Oral Presentation Australasian Cytometry Society 41st Annual Conference

Full scatter resolution of 80 nm polystyrene nanoparticles on a Beckman Coulter MoFlo AstriosEQ.   (24230)

Alexis Perez Gonzalez 1 , Tina Lee Luke 1 , Angela Hind 1 , Catherine Wai Chu Li 1
  1. University of Melbourne, Carlton, Melbourne, VICTORIA, Australia

Extracellular vesicle detection is a rapidly emerging application in Cytometry that challenges and unveils the field’s limitations in handling extremely dim signals. Whereas the contribution of fluorescence quantum efficiency and background to dim fluorescence detection, portray and resolution in Cytometry have been well established, scatter resolution of nanoparticles smaller than 200 nm brings an entirely new level of complexity into the Cytometer’s detectors playground. In the nano-realm, scatter detection difficulties derive from its non-linear size-dependency, the contribution of particle refraction index and laser wavelength, together with the overwhelmingly unfavorable imbalance between laser “noise” and nanoparticle’s feeble signals.
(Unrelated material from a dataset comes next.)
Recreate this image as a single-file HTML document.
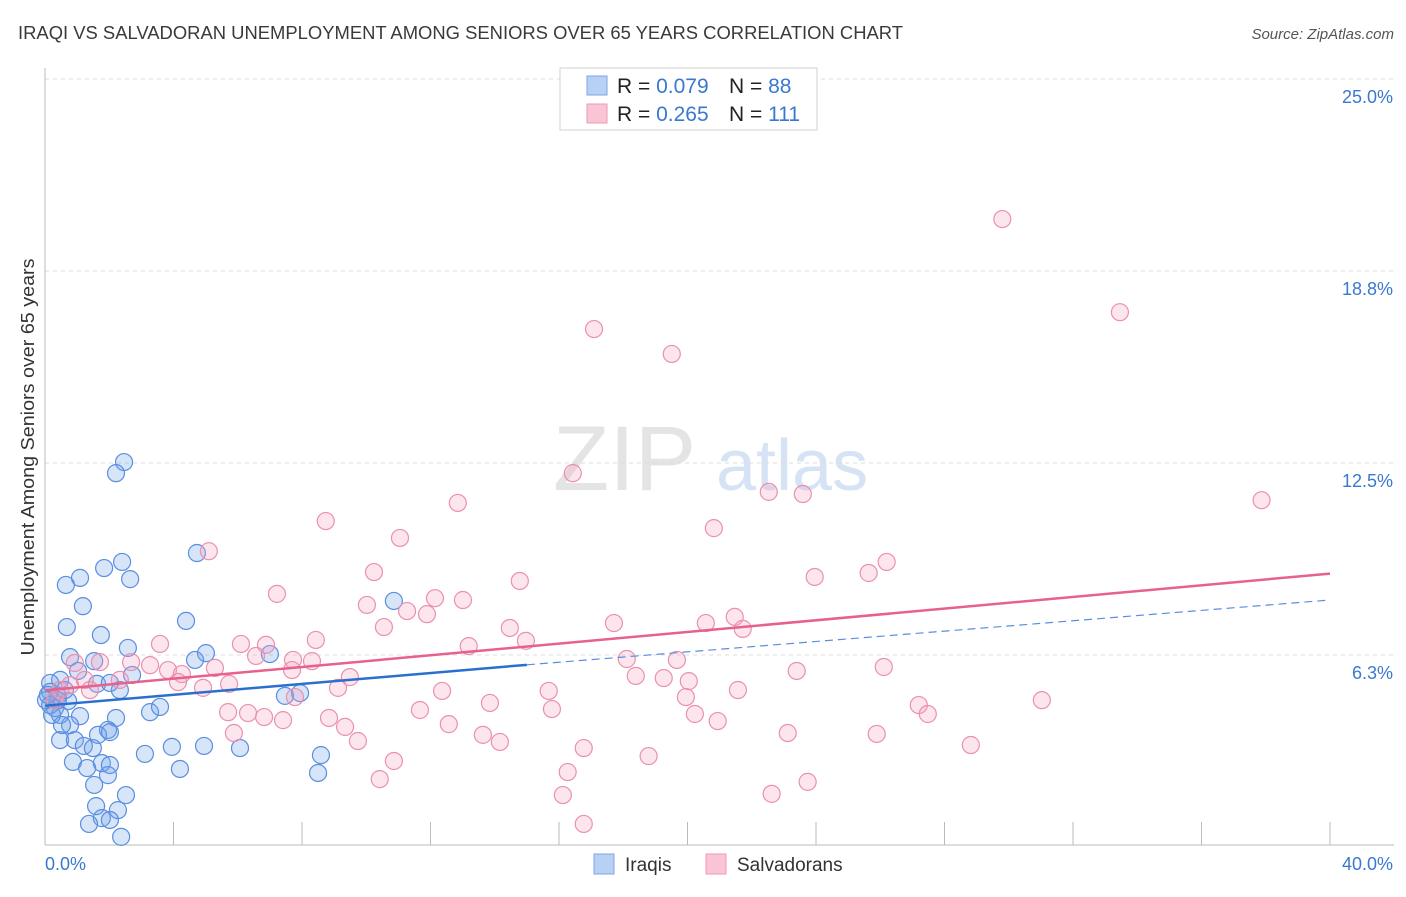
<!DOCTYPE html>
<html><head><meta charset="utf-8"><style>
html,body{margin:0;padding:0;background:#fff;}
body{width:1406px;height:892px;overflow:hidden;font-family:"Liberation Sans",sans-serif;}
svg text{font-family:"Liberation Sans",sans-serif;}
</style></head><body>
<svg id="chart" width="1406" height="892">
<text x="18" y="39" font-size="18" textLength="885" lengthAdjust="spacingAndGlyphs" fill="#3a3a3a">IRAQI VS SALVADORAN UNEMPLOYMENT AMONG SENIORS OVER 65 YEARS CORRELATION CHART</text>
<text x="1394" y="39" font-size="15" font-style="italic" fill="#555" text-anchor="end">Source: ZipAtlas.com</text>
<g>
<text x="553" y="490" font-size="92" font-family="Liberation Serif,serif" fill="#e4e4e4">ZIP</text>
<text x="716" y="490" font-size="72" fill="#d6e3f5">atlas</text>
</g>
<g id="grid"></g>
<g id="axes"></g>
<g id="points"></g>
<g id="lines"></g>
<text transform="translate(34,457) rotate(-90)" font-size="18" textLength="397" lengthAdjust="spacingAndGlyphs" fill="#333" text-anchor="middle">Unemployment Among Seniors over 65 years</text>
<g>
<rect x="560" y="68" width="257" height="62" fill="#fff" stroke="#d0d0d0"/>
<rect x="587" y="76" width="20" height="19" fill="#b8d0f4" stroke="#7aa6e6"/>
<rect x="587" y="104" width="20" height="19" fill="#f9c4d4" stroke="#ee9ab6"/>
<text x="617" y="93" font-size="21" fill="#222">R = <tspan fill="#3a78d0">0.079</tspan></text>
<text x="729" y="93" font-size="21" fill="#222">N = <tspan fill="#3a78d0">88</tspan></text>
<text x="617" y="121" font-size="21" fill="#222">R = <tspan fill="#3a78d0">0.265</tspan></text>
<text x="729" y="121" font-size="21" fill="#222">N = <tspan fill="#3a78d0">111</tspan></text>
</g>
<g>
<rect x="594" y="854" width="20" height="20" fill="#b8d0f4" stroke="#7aa6e6"/>
<text x="625" y="871" font-size="19" fill="#333">Iraqis</text>
<rect x="706" y="854" width="20" height="20" fill="#f9c4d4" stroke="#ee9ab6"/>
<text x="737" y="871" font-size="19" fill="#333">Salvadorans</text>
</g>
</svg>
<script>
const yTicks=[25,18.75,12.5,6.25];
const yTickLabels=["25.0%","18.8%","12.5%","6.3%"];
const xTickVals=[0,4,8,12,16,20,24,28,32,36,40];
const xEndLabels=["0.0%","40.0%"];
const iraqiX=[2.46,2.21,4.73,2.40,1.84,2.65,1.09,0.65,1.18,0.68,1.74,4.39,2.58,5.01,7.00,10.86,0.78,1.53,1.03,2.33,2.71,0.47,0.16,1.62,2.02,0.16,0.40,0.03,0.31,0.72,1.09,0.47,2.21,1.96,0.78,0.47,0.93,1.21,1.49,1.65,2.02,3.27,3.58,3.95,4.95,4.20,6.07,3.11,7.47,7.94,8.59,8.50,0.87,1.31,1.77,1.96,2.02,1.53,1.59,2.52,2.27,1.77,2.02,1.37,2.37,0.40,0.16,0.22,0.53,4.67,0.09,0.62];
const iraqiY=[12.53,12.17,9.57,9.28,9.08,8.72,8.76,8.53,7.84,7.16,6.90,7.36,6.48,6.31,6.28,8.01,6.18,6.05,5.73,5.11,5.60,5.44,5.34,5.31,5.34,5.05,4.92,4.78,4.52,4.75,4.26,4.30,4.20,3.81,3.97,3.48,3.48,3.29,3.22,3.65,3.74,4.39,4.56,3.26,3.29,2.54,3.22,3.03,4.92,5.01,2.99,2.41,2.77,2.57,2.73,2.34,2.67,2.02,1.33,1.69,1.20,0.94,0.88,0.75,0.33,4.78,4.62,4.30,3.97,6.09,4.95,5.11];
const salvX=[29.8,33.46,17.09,19.51,16.43,12.85,22.53,23.59,37.87,8.74,20.82,11.05,5.10,26.20,25.64,10.24,23.96,14.78,7.22,12.14,13.01,10.02,11.27,11.89,21.47,17.71,20.57,21.72,14.47,10.55,3.58,6.10,6.88,8.43,13.19,14.97,6.57,8.31,7.72,18.11,19.67,26.11,23.40,9.49,7.69,5.29,3.83,4.26,2.68,1.71,3.27,0.93,18.39,19.26,20.04,15.68,12.36,9.12,7.78,5.73,4.92,4.14,2.33,21.57,19.95,13.85,15.78,11.67,5.70,6.32,6.82,7.41,27.20,27.48,31.03,20.23,20.94,8.84,9.34,12.57,5.88,23.12,25.89,13.63,14.16,9.74,16.77,28.82,18.79,10.86,16.27,10.42,23.74,16.12,22.62,16.77,0.47,0.31,0.78,1.24,1.40];
const salvY=[20.44,17.41,16.86,16.05,12.17,11.20,11.56,11.49,11.29,10.61,10.38,10.06,9.63,9.28,8.92,8.95,8.79,8.66,8.24,8.10,8.04,7.88,7.68,7.58,7.49,7.29,7.29,7.10,7.13,7.16,6.61,6.61,6.58,6.74,6.54,6.71,6.22,6.05,6.09,6.12,6.09,5.86,5.73,5.53,5.76,5.83,5.76,5.63,6.02,6.02,5.92,5.99,5.57,5.50,5.40,5.08,5.08,5.18,4.88,5.31,5.18,5.37,5.44,5.11,4.88,4.69,4.49,4.46,4.39,4.36,4.23,4.13,4.62,4.33,4.78,4.33,4.10,4.20,3.91,4.00,3.71,3.71,3.68,3.65,3.42,3.45,3.22,3.32,2.96,2.80,2.44,2.21,2.12,1.69,1.73,0.75,5.11,4.78,5.27,5.44,5.11];
const iraqiLine=[0,4.6,15,5.93,40,8.04];
const salvLine=[0,5.1,40,8.9];

const NS="http://www.w3.org/2000/svg";
const xs=v=>45+v*32.125;
const ys=v=>847-v*30.72;
function mk(tag,attrs,parent){const e=document.createElementNS(NS,tag);for(const k in attrs)e.setAttribute(k,attrs[k]);parent.appendChild(e);return e;}
const grid=document.getElementById('grid'),axes=document.getElementById('axes'),pts=document.getElementById('points'),lines=document.getElementById('lines');
let g=mk('line',{x1:45,x2:1394,y1:79,y2:79,stroke:'#ddd','stroke-dasharray':'4,4'},grid);


yTicks.forEach((t,i)=>{
 const l=mk('line',{x1:45,x2:1394,y1:ys(t),y2:ys(t),stroke:'#ddd','stroke-dasharray':'4,4'},grid);
 
 
 const tx=mk('text',{x:1393,y:ys(t)+24,'font-size':18,fill:'#3a78d0','text-anchor':'end'},axes);
 tx.textContent=yTickLabels[i];
 
 
});
let a=mk('line',{x1:45,x2:45,y1:68,y2:845,stroke:'#bbb'},axes);


a=mk('line',{x1:45,x2:1394,y1:845,y2:845,stroke:'#bbb'},axes);


xTickVals.forEach(v=>{
 const t=mk('line',{x1:xs(v),x2:xs(v),y1:822,y2:845,stroke:'#bbb'},axes);
 
 
});
let xl=mk('text',{x:45,y:870,'font-size':18,fill:'#3a78d0'},axes);xl.textContent=xEndLabels[0];


xl=mk('text',{x:1393,y:870,'font-size':18,fill:'#3a78d0','text-anchor':'end'},axes);xl.textContent=xEndLabels[1];


iraqiX.forEach((x,i)=>{
 const c=mk('circle',{cx:xs(x),cy:ys(iraqiY[i]),r:8.5,fill:'rgba(110,160,235,0.28)',stroke:'#5a8ee0','stroke-width':1.2},pts);
 
 
});
salvX.forEach((x,i)=>{
 const c=mk('circle',{cx:xs(x),cy:ys(salvY[i]),r:8.5,fill:'rgba(245,160,190,0.28)',stroke:'#ea90b0','stroke-width':1.2},pts);
 
 
});
let ln=mk('line',{x1:xs(salvLine[0]),y1:ys(salvLine[1]),x2:xs(salvLine[2]),y2:ys(salvLine[3]),stroke:'#e8608c','stroke-width':2.5},lines);


ln=mk('line',{x1:xs(iraqiLine[0]),y1:ys(iraqiLine[1]),x2:xs(iraqiLine[2]),y2:ys(iraqiLine[3]),stroke:'#2a6fd0','stroke-width':2.5},lines);


ln=mk('line',{x1:xs(iraqiLine[2]),y1:ys(iraqiLine[3]),x2:xs(iraqiLine[4]),y2:ys(iraqiLine[5]),stroke:'#5a8ee0','stroke-width':1.2,'stroke-dasharray':'8,5'},lines);


</script>
</body></html>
This is the case for jet-in-air cell sorters such as Beckman Coulter MoFlo AstriosEQ, where particle interrogation collides with droplet formation as surface oscillations exponentially build up towards the jet’s break-off point. This work covers recent results while evaluating MoFlo AstriosEQ Forward and Side scatter detection limits for instruments located at two of the University of Melbourne Cytometry Platform nodes. Using nanoparticle beads mixes consisting of fluorescent and unstained polystyrene (PS), latex and silica beads of varying sizes (50-2,000 nm) and a procedure involving iterative fine-tuning of laser Beam Shaping Optics, nozzle and scatter assemblies, guided by resolution benchmarks in nanoparticle scatter-to-noise resolution indexes, the unique capacity of the Astrios to handle nanoparticle scatter in the context of minimal noise is revealed, with both instruments achieving full resolution of 80 and close to 110 nm PS nanoparticles from background at the 488 SSC and FSC detectors, respectively. We further evaluate the effect of a variety of factors on scatter resolution outcomes and unveil an unusual case of signal pulse entanglement between nanoparticles (Height) and noise (Width) at the very low detector’s signal end, with nanoparticles pulses seemingly lurking among the noise width ranks in a scatter signal height dependent manner.